Friday, April 29, 2016

Prince: The Latest Casualty of Secular Relativism

https://ronemyhoustonmajic.files.wordpress.com/2013/02/prince.jpg

The title of Toure’s Op-Ed piece in the NY Times on Sunday, April 24, was  Prince's Holy Lust.  Toure, who authored a biography on Prince, opined about the worthiness of Prince’s “religious expression”.  Toure’ defines this as "Oversexed Christianity", and in a positive way.  The Dictatorship of Relativism and radical secularism are at work here.

A quick glance at the lyrics Prince penned do reveal his imaginative “soul searching”. Perhaps they also reveal his soul searching for a way to cope with a materially overcharged world where hazards are mostly emotional hurdles that can be overcome.

Prince hardly broke new ground there, was unoriginal and seemed confused.  Hedonism and Epicureanism were in use by him as dominant themes and they pre-date Christ. These philosophies are at odds with Christianity because of their focus on the self and pleasure as the supreme good and a careless ethic towards life itself.  Remember any philosophy at its core is essentially a search for authentic truth.  

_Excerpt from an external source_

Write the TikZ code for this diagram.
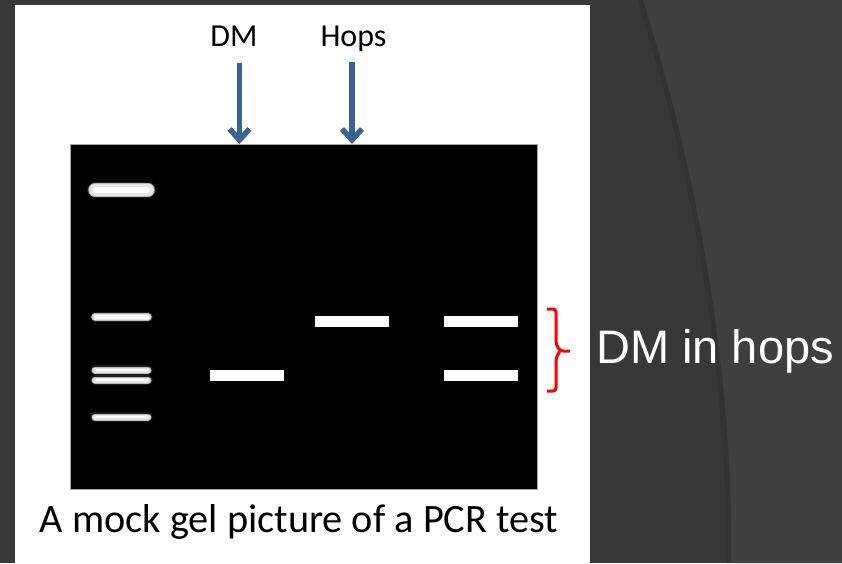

The reality is that Prince’s death is eerily similar to too many pop-stars who died in or near their prime.  When will it stop and what are we doing to help abet the many nameless young people who succumb to death in much the same manner, whether by suicide or overdose or both?  What philosophies are our teens and twenty-somethings following?  Are they being misled by the lies of materialistic individualism which is so prevalent in American culture?  Is "Holy Lust" now the religion that, in Karl Marx's terms, has become the opiate of the masses?

And then there is Prince's estate and the unfortunate and  mysterious circumstances of his death. Rumors swirl about his legacy and what he has or has not "passed on".

In reality, this will generate a very high, albeit postmortem spike in popularity.  Profits will stream in via "rag-tag" journalism.  The true beneficiaries of his legacy may be music industry executives and estate attorneys.  Will they become inebriated by the financial windfalls that they reap?  Is this the resurrection that Prince imagined?  A legacy of corporate profit and income for the same record company executives he once despised so much so that he changed his name to a symbol?

Where he died is equally tragic.  He drew his last breath on an elevator going up to the bedroom suite in his mansion.  One need not speculate exactly what had happened in the immediacy before he lost consciousness, except to say that his last act was to “punch a higher floor”.

This, ironically can be found in the Prologue to Let's Go Crazy.  We hear Prince's voice asking us to "do" this when we are in despair.  Akin to a Eulogy, and an eerie one at that, the song begins:

And if the elevator tries to bring you down
Go crazy, punch a higher floor


Later in the song we hear- (lyrics)
 “Are we gonna let the elevator bring us down? Oh no, let's go....CRAZY"

Rather then, let us not.

Let's get sane and begin to find a solution for the plague of adolescent and post adolescent mortality, in many cases driven by depression, illicit (and licit) drug abuse and alcoholism.

Prince Rogers Nelson, Requiet en Pacem!